On Self-Care.

It seems that my last post resonated with some of you…thank you to all who reached out to share your own stories and encourage me.

I’m learning that honesty is the best policy. I mean, definitely don’t lie…that one seems simple enough. But I’m talking about that brutal, scary, “I can’t believe she just said that out loud” kind of honesty. The more I live, the more I believe that withholding your truth is more damaging than an outright lie.

So, dear readers, the truth is what you shall get.

In my intended field of counseling, “self care” is vital. My professors and textbooks have all driven home the fact that mental health professionals have an ethical responsibility to take care of ourselves, and to do it well.

Do it WELL. That’s where I’ve gotten a little off -track. You see, I know what self-care is supposed to look like: Exercise, eating well, rest, treating yourself! It looks different for everyone, but those are some of the biggies. So for the last two semesters of graduate school, I’ve found myself in a fun cycle of binge eating in front of Netflix (Rest! Treat yo’ self!) and then out of guilt for said junk food and TV binge, shamed myself into a week or so of eating well and overexercising.

Word to the wise: The word SHAME should never enter into a successful self-care regimen.

After one particularly nasty week of crap eating, I had something of a revelation: This is not self care. It’s self-indulgence followed by self-loathing. So I had to ask myself: Where are your attempts at self-care coming from? What motivates them? And all I could come up with was, “Because I have to, and because it’ll fix what’s wrong with my body.”

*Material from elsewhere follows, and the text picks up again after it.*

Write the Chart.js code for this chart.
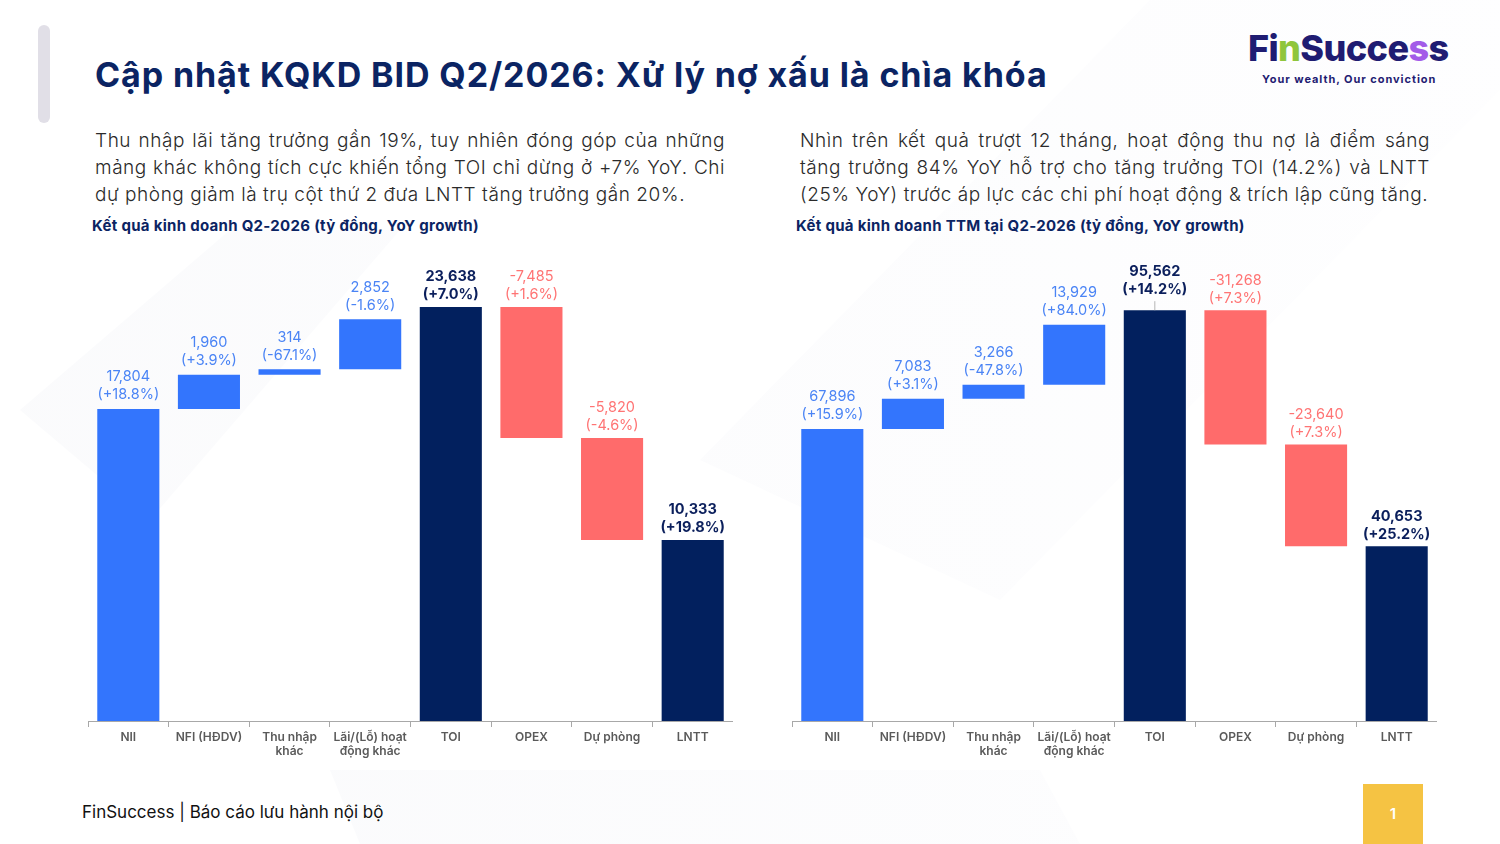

So I thought some more about care in general. I thought of the person I care for the most, and care for the best: My daughter.

I make sure she gets enough sleep. I feed her well, but let her have a treat from time to time. I am always ensuring that she stays hydrated, gets enough exercise, spends time outdoors, wears sunscreen, and doesn’t watch too much TV. I make every effort, EVERY DAY to tell her that she is worthy and loved. Not a day goes by that she isn’t held, hugged, kissed, and cherished.

Why do I take such good care of my daughter? Well, that’s easy: I love her.


There it is. Why am I failing at self-care? Because true care doesn’t come from a place of obligation or ulterior motive. It certainly doesn’t come from self-loathing or indulgence.  And regarding indulgence: It’s important to note that not all effective care is permissive. Sometimes it does take discipline. Sometimes it’s flossing and getting in bed at 8:30, when the indulgence would be to grab a remote and the other half of a chocolate Easter bunny. My daughter may not like that we brush her teeth despite her protests, but it keeps her healthy–so we do it.

Effective, lasting self-care can only come from sound knowledge of a single truth: I love myself.


So much easier said than done, am I right? But each day, I’m taking steps in that direction. I’m trying not to ask “Is this the best or perfect thing?” and instead am trying to discern, with each choice I make, “Is this loving?” It might mean skipping a workout for a conversation with my husband. Or choosing yoga instead of a run because dammit, I’ve put on 15 pounds and my knees are killing me. It could mean a myriad of things for each of us, but it should never include guilt over what we “should be” doing, or what someone else might be doing.

I’m not an expert at this. It’s been like a week since I’ve had this little epiphany and three days in I got a cold and ended up on the couch, drowning my sorrows in a quesadilla while my third episode of Big Little Lies ran in the background. And believe me, the post-game analysis of that lapse in judgment was not kind.

But today, I’m trying again. I’ll try again tomorrow too. I will keep speaking words of love to myself until I believe them, because they are TRUE.

Let’s take care of ourselves…and start with love.